RAW DATA:
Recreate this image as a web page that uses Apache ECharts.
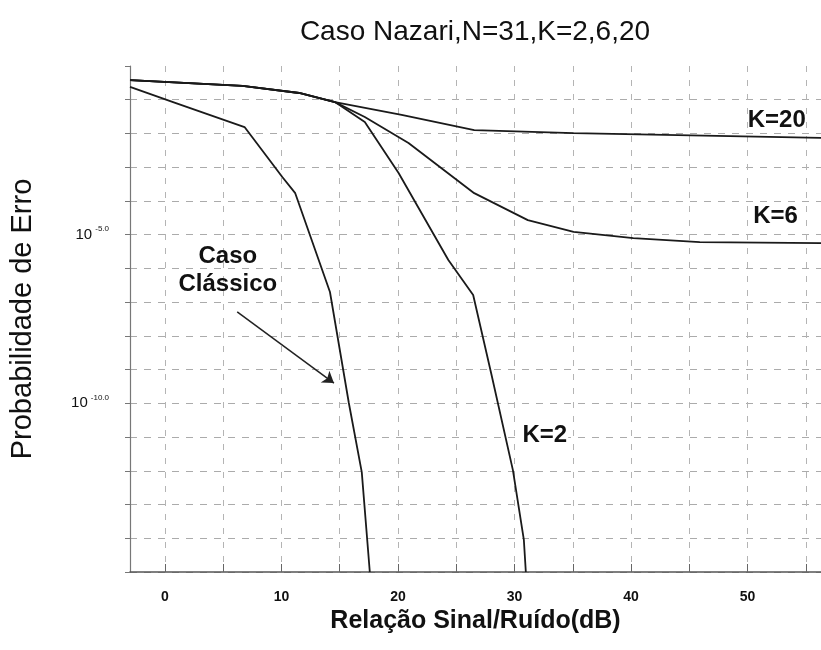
<!DOCTYPE html>
<html>
<head>
<meta charset="utf-8">
<title>Caso Nazari</title>
<script src="https://cdn.jsdelivr.net/npm/echarts@6.0.0/dist/echarts.min.js"></script>
<style>
  html, body { margin: 0; padding: 0; background: #fff; }
  #chart { width: 821px; height: 650px; }
</style>
</head>
<body>
<div id="chart"></div>
<script>
// SNR (dB) and log10(error probability)
const classicoSnr = [-3, 0.94, 6.83, 10.07, 11.18, 14.16, 15.78, 16.89, 17.58];
const classicoLogP = [-0.62, -1.10, -1.81, -3.29, -3.77, -6.70, -9.99, -12.04, -15.0];

const k20Snr = [-3, 6.66, 11.52, 14.59, 20.31, 26.54, 35.07, 56.3];
const k20LogP = [-0.42, -0.59, -0.80, -1.07, -1.45, -1.90, -1.99, -2.13];

const k6Snr = [-3, 6.66, 11.52, 14.59, 17.15, 20.9, 26.54, 31.14, 35.07, 40.19, 45.9, 56.3];
const k6LogP = [-0.42, -0.59, -0.80, -1.07, -1.51, -2.28, -3.77, -4.57, -4.92, -5.10, -5.22, -5.25];

const k2Snr = [-3, 6.66, 11.52, 14.59, 17.15, 20.05, 24.32, 26.45, 27.99, 29.86, 30.8, 30.97];
const k2LogP = [-0.42, -0.59, -0.80, -1.07, -1.66, -3.17, -5.75, -6.79, -9.10, -11.98, -14.05, -15.0];

const xLabelValues = [0, 10, 20, 30, 40, 50];
const xTickValues = [0, 5, 10, 15, 20, 25, 30, 35, 40, 45, 50, 55];
const yLabelExps = [-5, -10];

const pairs = (xs, ys) => xs.map((x, i) => [x, ys[i]]);

const chart = echarts.init(document.getElementById('chart'));

const curveStyle = { color: '#1a1a1a', width: 1.8 };
const noteLabel = {
  show: true,
  position: 'inside',
  color: '#111',
  fontFamily: 'Liberation Sans, Arial, sans-serif',
  fontWeight: 'bold',
  fontSize: 24
};

chart.setOption({
  backgroundColor: '#ffffff',
  animation: false,
  title: {
    text: 'Caso Nazari,N=31,K=2,6,20',
    left: 470,
    top: 13,
    textAlign: 'center',
    textStyle: {
      fontFamily: 'Liberation Sans, Arial, sans-serif',
      fontWeight: 'normal',
      fontSize: 28,
      color: '#111'
    }
  },
  grid: { left: 126, right: 0, top: 66, bottom: 78 },
  xAxis: {
    type: 'value',
    min: -3,
    max: 56.3,
    name: 'Relação Sinal/Ruído(dB)',
    nameLocation: 'middle',
    nameGap: 37,
    nameTextStyle: {
      fontFamily: 'Liberation Sans, Arial, sans-serif',
      fontWeight: 'bold',
      fontSize: 25,
      color: '#111'
    },
    axisLine: { onZero: false, lineStyle: { color: '#555', width: 1.5 } },
    axisTick: { inside: true, length: 8, customValues: xTickValues, lineStyle: { color: '#666' } },
    axisLabel: {
      customValues: xLabelValues,
      margin: 18,
      fontFamily: 'Liberation Sans, Arial, sans-serif',
      fontWeight: 'bold',
      fontSize: 14,
      color: '#111'
    },
    splitLine: { show: true, lineStyle: { color: '#b4b4b4', type: [6, 8], width: 1 } }
  },
  yAxis: {
    type: 'value',
    min: -15,
    max: 0,
    interval: 1,
    name: 'Probabilidade de Erro',
    nameLocation: 'middle',
    nameGap: 93,
    nameTextStyle: {
      fontFamily: 'Liberation Sans, Arial, sans-serif',
      fontSize: 29,
      color: '#111'
    },
    axisLine: { show: true, onZero: false, lineStyle: { color: '#777', width: 1.2 } },
    axisTick: { show: true, length: 5, lineStyle: { color: '#777' } },
    axisLabel: {
      customValues: yLabelExps,
      margin: 21,
      formatter: (v) => '{b|10}{s|' + v.toFixed(1) + '}',
      rich: {
        b: { fontFamily: 'Liberation Sans, Arial, sans-serif', fontSize: 15, color: '#111' },
        s: { fontFamily: 'Liberation Sans, Arial, sans-serif', fontSize: 8, color: '#111', padding: [0, 0, 11, 3] }
      }
    },
    splitLine: { show: true, showMaxLine: false, lineStyle: { color: '#ababab', type: [7, 7], width: 1 } }
  },
  series: [
    {
      name: 'Caso Clássico',
      type: 'line',
      data: pairs(classicoSnr, classicoLogP),
      symbol: 'none',
      lineStyle: curveStyle,
      markLine: {
        silent: true,
        symbol: ['none', 'arrow'],
        symbolSize: 11,
        label: { show: false },
        lineStyle: { color: '#222', width: 1.5, type: 'solid' },
        data: [[{ coord: [6.2, -7.29] }, { coord: [14.5, -9.4] }]]
      },
      markPoint: {
        silent: true,
        symbol: 'rect',
        symbolSize: 1,
        itemStyle: { color: 'transparent' },
        label: Object.assign({}, noteLabel, { lineHeight: 28, fontSize: 24 }),
        data: [{ coord: [5.4, -6.05], label: { formatter: 'Caso\nClássico' } }]
      }
    },
    {
      name: 'K=20',
      type: 'line',
      data: pairs(k20Snr, k20LogP),
      symbol: 'none',
      lineStyle: curveStyle,
      markPoint: {
        silent: true,
        symbol: 'rect',
        symbolSize: 1,
        itemStyle: { color: 'transparent' },
        label: noteLabel,
        data: [{ coord: [52.5, -1.6], label: { formatter: 'K=20' } }]
      }
    },
    {
      name: 'K=6',
      type: 'line',
      data: pairs(k6Snr, k6LogP),
      symbol: 'none',
      lineStyle: curveStyle,
      markPoint: {
        silent: true,
        symbol: 'rect',
        symbolSize: 1,
        itemStyle: { color: 'transparent' },
        label: noteLabel,
        data: [{ coord: [52.4, -4.45], label: { formatter: 'K=6' } }]
      }
    },
    {
      name: 'K=2',
      type: 'line',
      data: pairs(k2Snr, k2LogP),
      symbol: 'none',
      lineStyle: curveStyle,
      markPoint: {
        silent: true,
        symbol: 'rect',
        symbolSize: 1,
        itemStyle: { color: 'transparent' },
        label: Object.assign({}, noteLabel, { backgroundColor: '#fff', padding: [0, 1] }),
        data: [{ coord: [32.6, -10.95], label: { formatter: 'K=2' } }]
      }
    }
  ]
});

window.addEventListener('resize', () => chart.resize());
</script>
</body>
</html>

TASK GOAL: Output an exact copy of the material, with the pictures removed.

RESULT OF THE TASK:
Recreate this image as a web page that uses Apache ECharts.
<!DOCTYPE html>
<html>
<head>
<meta charset="utf-8">
<title>Caso Nazari</title>
<script src="https://cdn.jsdelivr.net/npm/echarts@6.0.0/dist/echarts.min.js"></script>
<style>
  html, body { margin: 0; padding: 0; background: #fff; }
  #chart { width: 821px; height: 650px; }
</style>
</head>
<body>
<div id="chart"></div>
<script>
// SNR (dB) and log10(error probability)
const classicoSnr = [-3, 0.94, 6.83, 10.07, 11.18, 14.16, 15.78, 16.89, 17.58];
const classicoLogP = [-0.62, -1.10, -1.81, -3.29, -3.77, -6.70, -9.99, -12.04, -15.0];

const k20Snr = [-3, 6.66, 11.52, 14.59, 20.31, 26.54, 35.07, 56.3];
const k20LogP = [-0.42, -0.59, -0.80, -1.07, -1.45, -1.90, -1.99, -2.13];

const k6Snr = [-3, 6.66, 11.52, 14.59, 17.15, 20.9, 26.54, 31.14, 35.07, 40.19, 45.9, 56.3];
const k6LogP = [-0.42, -0.59, -0.80, -1.07, -1.51, -2.28, -3.77, -4.57, -4.92, -5.10, -5.22, -5.25];

const k2Snr = [-3, 6.66, 11.52, 14.59, 17.15, 20.05, 24.32, 26.45, 27.99, 29.86, 30.8, 30.97];
const k2LogP = [-0.42, -0.59, -0.80, -1.07, -1.66, -3.17, -5.75, -6.79, -9.10, -11.98, -14.05, -15.0];

const xLabelValues = [0, 10, 20, 30, 40, 50];
const xTickValues = [0, 5, 10, 15, 20, 25, 30, 35, 40, 45, 50, 55];
const yLabelExps = [-5, -10];

const pairs = (xs, ys) => xs.map((x, i) => [x, ys[i]]);

const chart = echarts.init(document.getElementById('chart'));

const curveStyle = { color: '#1a1a1a', width: 1.8 };
const noteLabel = {
  show: true,
  position: 'inside',
  color: '#111',
  fontFamily: 'Liberation Sans, Arial, sans-serif',
  fontWeight: 'bold',
  fontSize: 24
};

chart.setOption({
  backgroundColor: '#ffffff',
  animation: false,
  title: {
    text: 'Caso Nazari,N=31,K=2,6,20',
    left: 470,
    top: 13,
    textAlign: 'center',
    textStyle: {
      fontFamily: 'Liberation Sans, Arial, sans-serif',
      fontWeight: 'normal',
      fontSize: 28,
      color: '#111'
    }
  },
  grid: { left: 126, right: 0, top: 66, bottom: 78 },
  xAxis: {
    type: 'value',
    min: -3,
    max: 56.3,
    name: 'Relação Sinal/Ruído(dB)',
    nameLocation: 'middle',
    nameGap: 37,
    nameTextStyle: {
      fontFamily: 'Liberation Sans, Arial, sans-serif',
      fontWeight: 'bold',
      fontSize: 25,
      color: '#111'
    },
    axisLine: { onZero: false, lineStyle: { color: '#555', width: 1.5 } },
    axisTick: { inside: true, length: 8, customValues: xTickValues, lineStyle: { color: '#666' } },
    axisLabel: {
      customValues: xLabelValues,
      margin: 18,
      fontFamily: 'Liberation Sans, Arial, sans-serif',
      fontWeight: 'bold',
      fontSize: 14,
      color: '#111'
    },
    splitLine: { show: true, lineStyle: { color: '#b4b4b4', type: [6, 8], width: 1 } }
  },
  yAxis: {
    type: 'value',
    min: -15,
    max: 0,
    interval: 1,
    name: 'Probabilidade de Erro',
    nameLocation: 'middle',
    nameGap: 93,
    nameTextStyle: {
      fontFamily: 'Liberation Sans, Arial, sans-serif',
      fontSize: 29,
      color: '#111'
    },
    axisLine: { show: true, onZero: false, lineStyle: { color: '#777', width: 1.2 } },
    axisTick: { show: true, length: 5, lineStyle: { color: '#777' } },
    axisLabel: {
      customValues: yLabelExps,
      margin: 21,
      formatter: (v) => '{b|10}{s|' + v.toFixed(1) + '}',
      rich: {
        b: { fontFamily: 'Liberation Sans, Arial, sans-serif', fontSize: 15, color: '#111' },
        s: { fontFamily: 'Liberation Sans, Arial, sans-serif', fontSize: 8, color: '#111', padding: [0, 0, 11, 3] }
      }
    },
    splitLine: { show: true, showMaxLine: false, lineStyle: { color: '#ababab', type: [7, 7], width: 1 } }
  },
  series: [
    {
      name: 'Caso Clássico',
      type: 'line',
      data: pairs(classicoSnr, classicoLogP),
      symbol: 'none',
      lineStyle: curveStyle,
      markLine: {
        silent: true,
        symbol: ['none', 'arrow'],
        symbolSize: 11,
        label: { show: false },
        lineStyle: { color: '#222', width: 1.5, type: 'solid' },
        data: [[{ coord: [6.2, -7.29] }, { coord: [14.5, -9.4] }]]
      },
      markPoint: {
        silent: true,
        symbol: 'rect',
        symbolSize: 1,
        itemStyle: { color: 'transparent' },
        label: Object.assign({}, noteLabel, { lineHeight: 28, fontSize: 24 }),
        data: [{ coord: [5.4, -6.05], label: { formatter: 'Caso\nClássico' } }]
      }
    },
    {
      name: 'K=20',
      type: 'line',
      data: pairs(k20Snr, k20LogP),
      symbol: 'none',
      lineStyle: curveStyle,
      markPoint: {
        silent: true,
        symbol: 'rect',
        symbolSize: 1,
        itemStyle: { color: 'transparent' },
        label: noteLabel,
        data: [{ coord: [52.5, -1.6], label: { formatter: 'K=20' } }]
      }
    },
    {
      name: 'K=6',
      type: 'line',
      data: pairs(k6Snr, k6LogP),
      symbol: 'none',
      lineStyle: curveStyle,
      markPoint: {
        silent: true,
        symbol: 'rect',
        symbolSize: 1,
        itemStyle: { color: 'transparent' },
        label: noteLabel,
        data: [{ coord: [52.4, -4.45], label: { formatter: 'K=6' } }]
      }
    },
    {
      name: 'K=2',
      type: 'line',
      data: pairs(k2Snr, k2LogP),
      symbol: 'none',
      lineStyle: curveStyle,
      markPoint: {
        silent: true,
        symbol: 'rect',
        symbolSize: 1,
        itemStyle: { color: 'transparent' },
        label: Object.assign({}, noteLabel, { backgroundColor: '#fff', padding: [0, 1] }),
        data: [{ coord: [32.6, -10.95], label: { formatter: 'K=2' } }]
      }
    }
  ]
});

window.addEventListener('resize', () => chart.resize());
</script>
</body>
</html>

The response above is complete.